What you need to do
Copy out the lines that include the word "chart".
______________________________
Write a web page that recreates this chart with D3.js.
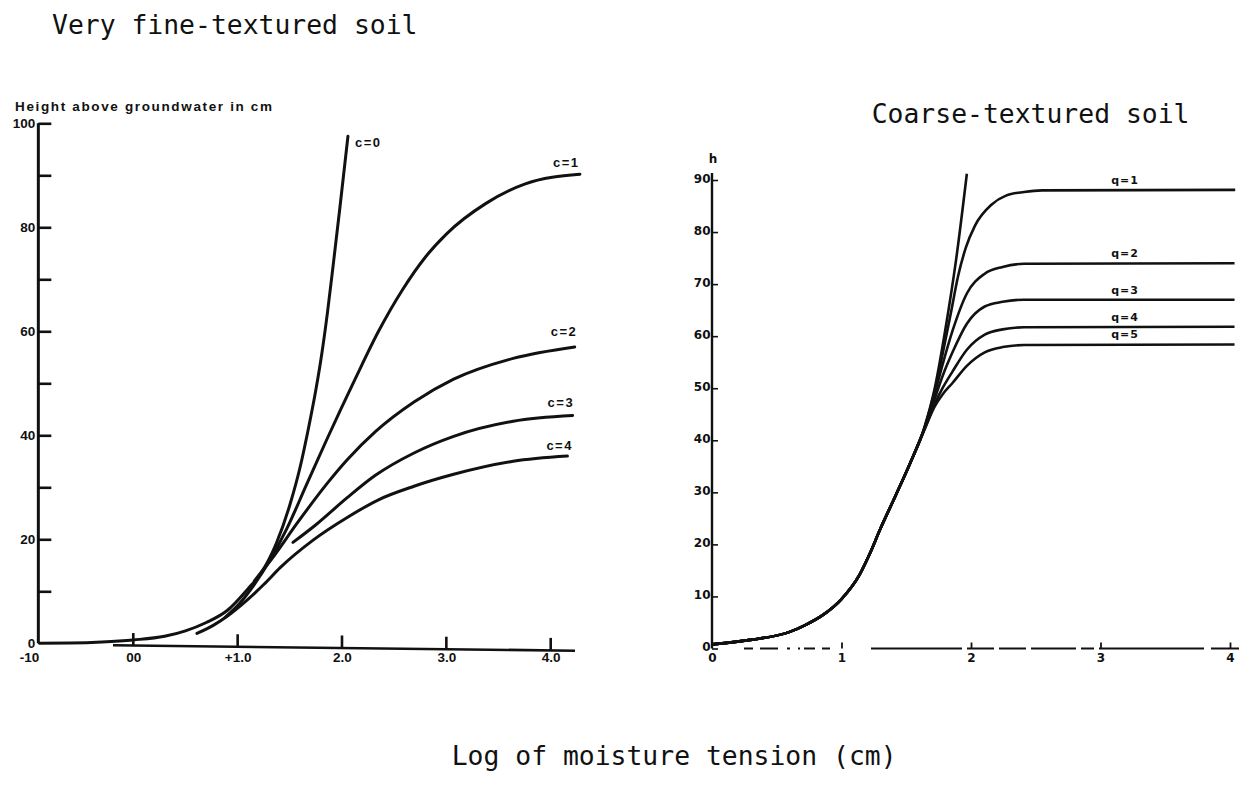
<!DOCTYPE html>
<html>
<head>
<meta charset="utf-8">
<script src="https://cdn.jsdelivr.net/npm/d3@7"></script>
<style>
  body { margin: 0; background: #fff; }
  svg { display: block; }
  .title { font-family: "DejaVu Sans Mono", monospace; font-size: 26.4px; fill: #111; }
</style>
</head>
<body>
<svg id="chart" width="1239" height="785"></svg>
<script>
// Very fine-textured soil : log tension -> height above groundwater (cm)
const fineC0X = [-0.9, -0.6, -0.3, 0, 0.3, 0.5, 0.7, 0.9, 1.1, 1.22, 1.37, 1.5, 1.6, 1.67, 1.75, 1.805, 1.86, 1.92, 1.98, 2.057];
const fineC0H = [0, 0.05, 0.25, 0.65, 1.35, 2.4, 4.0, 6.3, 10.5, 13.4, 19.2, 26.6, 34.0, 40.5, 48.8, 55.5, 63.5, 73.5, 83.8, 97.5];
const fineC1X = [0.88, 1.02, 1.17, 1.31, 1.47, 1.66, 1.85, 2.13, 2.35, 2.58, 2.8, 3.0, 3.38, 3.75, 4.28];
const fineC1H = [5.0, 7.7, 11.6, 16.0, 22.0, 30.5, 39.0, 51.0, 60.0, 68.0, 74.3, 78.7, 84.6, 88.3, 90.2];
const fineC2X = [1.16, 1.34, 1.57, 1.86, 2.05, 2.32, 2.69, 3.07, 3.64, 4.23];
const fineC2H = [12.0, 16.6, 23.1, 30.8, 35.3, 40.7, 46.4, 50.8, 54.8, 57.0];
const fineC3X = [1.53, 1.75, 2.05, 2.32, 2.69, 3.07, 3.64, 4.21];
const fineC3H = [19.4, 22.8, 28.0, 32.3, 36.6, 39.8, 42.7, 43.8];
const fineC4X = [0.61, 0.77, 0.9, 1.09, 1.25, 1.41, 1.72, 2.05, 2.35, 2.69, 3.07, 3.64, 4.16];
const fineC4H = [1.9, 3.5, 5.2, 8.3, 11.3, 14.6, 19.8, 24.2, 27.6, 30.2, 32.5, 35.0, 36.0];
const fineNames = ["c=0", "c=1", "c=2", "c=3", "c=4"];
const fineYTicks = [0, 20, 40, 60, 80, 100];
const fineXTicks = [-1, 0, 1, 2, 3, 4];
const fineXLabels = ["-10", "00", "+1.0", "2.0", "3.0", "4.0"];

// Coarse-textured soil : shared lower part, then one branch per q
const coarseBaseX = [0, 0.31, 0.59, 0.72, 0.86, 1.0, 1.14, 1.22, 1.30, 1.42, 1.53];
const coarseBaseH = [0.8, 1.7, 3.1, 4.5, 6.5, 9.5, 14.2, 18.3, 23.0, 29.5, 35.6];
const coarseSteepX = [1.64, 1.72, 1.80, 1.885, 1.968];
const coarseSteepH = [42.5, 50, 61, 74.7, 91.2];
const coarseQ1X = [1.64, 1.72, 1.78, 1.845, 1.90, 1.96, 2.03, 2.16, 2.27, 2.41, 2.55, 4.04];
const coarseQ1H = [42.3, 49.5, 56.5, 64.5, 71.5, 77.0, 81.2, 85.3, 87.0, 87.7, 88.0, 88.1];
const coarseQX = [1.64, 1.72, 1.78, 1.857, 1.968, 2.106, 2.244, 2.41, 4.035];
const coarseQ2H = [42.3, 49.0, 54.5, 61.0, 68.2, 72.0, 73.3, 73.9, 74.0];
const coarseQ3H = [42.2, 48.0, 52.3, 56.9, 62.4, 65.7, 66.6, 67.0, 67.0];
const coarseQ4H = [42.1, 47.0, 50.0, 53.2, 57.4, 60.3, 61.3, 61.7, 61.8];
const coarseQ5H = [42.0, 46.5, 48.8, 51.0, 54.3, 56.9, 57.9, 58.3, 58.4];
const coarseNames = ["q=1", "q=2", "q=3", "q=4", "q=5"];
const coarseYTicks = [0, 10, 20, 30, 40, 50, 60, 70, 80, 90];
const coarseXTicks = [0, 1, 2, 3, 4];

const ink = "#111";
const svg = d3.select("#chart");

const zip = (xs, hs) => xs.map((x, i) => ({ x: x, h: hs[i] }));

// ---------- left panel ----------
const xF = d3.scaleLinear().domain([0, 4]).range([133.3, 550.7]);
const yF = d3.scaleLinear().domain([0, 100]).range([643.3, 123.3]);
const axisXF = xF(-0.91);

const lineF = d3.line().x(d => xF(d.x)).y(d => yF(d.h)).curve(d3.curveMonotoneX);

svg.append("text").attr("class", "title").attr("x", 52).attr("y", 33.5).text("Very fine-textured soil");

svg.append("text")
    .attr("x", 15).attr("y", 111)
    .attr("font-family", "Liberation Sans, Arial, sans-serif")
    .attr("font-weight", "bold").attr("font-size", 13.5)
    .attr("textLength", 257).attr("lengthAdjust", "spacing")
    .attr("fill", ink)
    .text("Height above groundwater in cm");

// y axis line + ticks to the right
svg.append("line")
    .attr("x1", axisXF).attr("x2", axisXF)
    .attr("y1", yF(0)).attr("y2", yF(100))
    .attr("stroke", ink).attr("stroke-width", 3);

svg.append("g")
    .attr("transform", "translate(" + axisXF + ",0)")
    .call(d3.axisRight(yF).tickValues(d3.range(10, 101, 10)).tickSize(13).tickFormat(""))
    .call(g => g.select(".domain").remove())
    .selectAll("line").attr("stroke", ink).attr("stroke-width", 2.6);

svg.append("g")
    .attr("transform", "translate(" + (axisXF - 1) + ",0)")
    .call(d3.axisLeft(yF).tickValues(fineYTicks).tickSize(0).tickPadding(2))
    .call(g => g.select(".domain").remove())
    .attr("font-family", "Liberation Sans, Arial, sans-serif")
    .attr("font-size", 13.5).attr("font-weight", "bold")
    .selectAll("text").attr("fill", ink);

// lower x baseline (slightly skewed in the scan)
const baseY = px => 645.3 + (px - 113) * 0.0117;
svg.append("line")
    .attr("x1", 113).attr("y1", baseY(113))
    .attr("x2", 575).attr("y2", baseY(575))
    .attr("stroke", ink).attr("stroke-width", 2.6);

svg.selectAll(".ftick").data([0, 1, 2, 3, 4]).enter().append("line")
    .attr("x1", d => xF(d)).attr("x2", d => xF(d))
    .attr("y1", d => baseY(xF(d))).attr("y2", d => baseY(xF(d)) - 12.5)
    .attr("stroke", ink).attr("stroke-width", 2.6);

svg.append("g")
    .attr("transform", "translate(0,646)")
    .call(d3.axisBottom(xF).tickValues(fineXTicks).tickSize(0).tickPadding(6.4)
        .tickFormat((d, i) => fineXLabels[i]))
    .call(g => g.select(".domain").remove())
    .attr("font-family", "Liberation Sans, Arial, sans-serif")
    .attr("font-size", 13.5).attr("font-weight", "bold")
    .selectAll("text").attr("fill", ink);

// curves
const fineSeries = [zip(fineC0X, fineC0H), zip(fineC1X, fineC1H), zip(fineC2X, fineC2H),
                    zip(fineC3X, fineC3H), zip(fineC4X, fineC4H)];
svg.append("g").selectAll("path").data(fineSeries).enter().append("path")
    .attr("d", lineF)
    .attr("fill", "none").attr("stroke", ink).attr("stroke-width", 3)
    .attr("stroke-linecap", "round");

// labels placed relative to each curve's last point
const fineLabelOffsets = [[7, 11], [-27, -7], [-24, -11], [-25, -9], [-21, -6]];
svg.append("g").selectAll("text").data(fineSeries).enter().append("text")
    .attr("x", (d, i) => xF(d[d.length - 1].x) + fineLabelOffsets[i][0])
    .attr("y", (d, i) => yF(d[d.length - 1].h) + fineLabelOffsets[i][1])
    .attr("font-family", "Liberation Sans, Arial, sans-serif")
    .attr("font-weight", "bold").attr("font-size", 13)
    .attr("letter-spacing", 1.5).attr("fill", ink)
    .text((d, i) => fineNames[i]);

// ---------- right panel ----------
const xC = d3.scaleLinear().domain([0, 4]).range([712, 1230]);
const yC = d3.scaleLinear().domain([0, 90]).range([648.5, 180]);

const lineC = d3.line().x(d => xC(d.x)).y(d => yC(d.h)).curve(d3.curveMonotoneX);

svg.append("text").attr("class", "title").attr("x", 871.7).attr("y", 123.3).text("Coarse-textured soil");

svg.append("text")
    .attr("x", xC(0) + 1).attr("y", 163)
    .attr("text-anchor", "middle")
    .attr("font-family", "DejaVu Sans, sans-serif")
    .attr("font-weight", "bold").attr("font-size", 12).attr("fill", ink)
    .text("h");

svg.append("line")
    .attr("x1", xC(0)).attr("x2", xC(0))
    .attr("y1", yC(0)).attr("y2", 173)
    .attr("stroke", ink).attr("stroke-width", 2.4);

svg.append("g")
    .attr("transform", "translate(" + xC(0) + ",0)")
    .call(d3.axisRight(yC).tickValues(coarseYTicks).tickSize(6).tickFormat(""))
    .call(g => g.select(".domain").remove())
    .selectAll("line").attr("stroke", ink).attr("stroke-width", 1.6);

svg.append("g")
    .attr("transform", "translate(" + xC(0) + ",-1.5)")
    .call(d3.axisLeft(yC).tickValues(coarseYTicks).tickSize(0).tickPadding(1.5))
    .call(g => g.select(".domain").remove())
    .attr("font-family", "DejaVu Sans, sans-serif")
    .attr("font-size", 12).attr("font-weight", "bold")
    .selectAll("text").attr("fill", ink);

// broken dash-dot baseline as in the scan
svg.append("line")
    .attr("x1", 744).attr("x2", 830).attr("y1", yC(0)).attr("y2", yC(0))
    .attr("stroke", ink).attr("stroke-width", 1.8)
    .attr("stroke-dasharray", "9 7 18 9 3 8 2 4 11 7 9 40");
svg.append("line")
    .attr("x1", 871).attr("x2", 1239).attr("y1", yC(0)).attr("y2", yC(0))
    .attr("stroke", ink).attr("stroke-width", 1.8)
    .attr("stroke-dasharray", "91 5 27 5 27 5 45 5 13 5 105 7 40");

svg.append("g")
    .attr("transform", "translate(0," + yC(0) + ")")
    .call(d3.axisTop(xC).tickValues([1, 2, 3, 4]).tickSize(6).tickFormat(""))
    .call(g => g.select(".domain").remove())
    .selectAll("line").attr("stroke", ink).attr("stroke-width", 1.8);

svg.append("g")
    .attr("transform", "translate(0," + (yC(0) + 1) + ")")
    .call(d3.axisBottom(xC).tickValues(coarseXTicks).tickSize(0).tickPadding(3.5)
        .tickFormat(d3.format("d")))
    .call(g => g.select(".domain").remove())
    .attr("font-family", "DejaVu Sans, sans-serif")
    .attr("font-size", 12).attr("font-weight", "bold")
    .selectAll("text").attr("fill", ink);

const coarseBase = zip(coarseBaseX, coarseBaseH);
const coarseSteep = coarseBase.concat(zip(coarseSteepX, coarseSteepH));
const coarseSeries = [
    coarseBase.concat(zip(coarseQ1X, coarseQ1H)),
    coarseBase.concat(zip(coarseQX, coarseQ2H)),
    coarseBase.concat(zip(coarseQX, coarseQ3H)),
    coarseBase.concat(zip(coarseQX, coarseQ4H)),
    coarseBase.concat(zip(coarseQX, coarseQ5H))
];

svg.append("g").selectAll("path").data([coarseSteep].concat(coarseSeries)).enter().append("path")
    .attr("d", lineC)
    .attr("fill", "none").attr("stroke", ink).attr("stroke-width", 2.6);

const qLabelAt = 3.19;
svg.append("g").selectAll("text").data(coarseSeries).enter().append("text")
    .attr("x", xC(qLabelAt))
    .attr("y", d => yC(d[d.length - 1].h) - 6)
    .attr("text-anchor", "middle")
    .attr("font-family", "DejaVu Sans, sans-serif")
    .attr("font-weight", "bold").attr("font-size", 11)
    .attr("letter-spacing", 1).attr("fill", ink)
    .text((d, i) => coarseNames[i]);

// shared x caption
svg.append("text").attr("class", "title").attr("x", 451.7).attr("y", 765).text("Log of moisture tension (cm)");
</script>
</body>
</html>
______________________________
Right answer
Write a web page that recreates this chart with D3.js.
<svg id="chart" width="1239" height="785"></svg>
const svg = d3.select("#chart");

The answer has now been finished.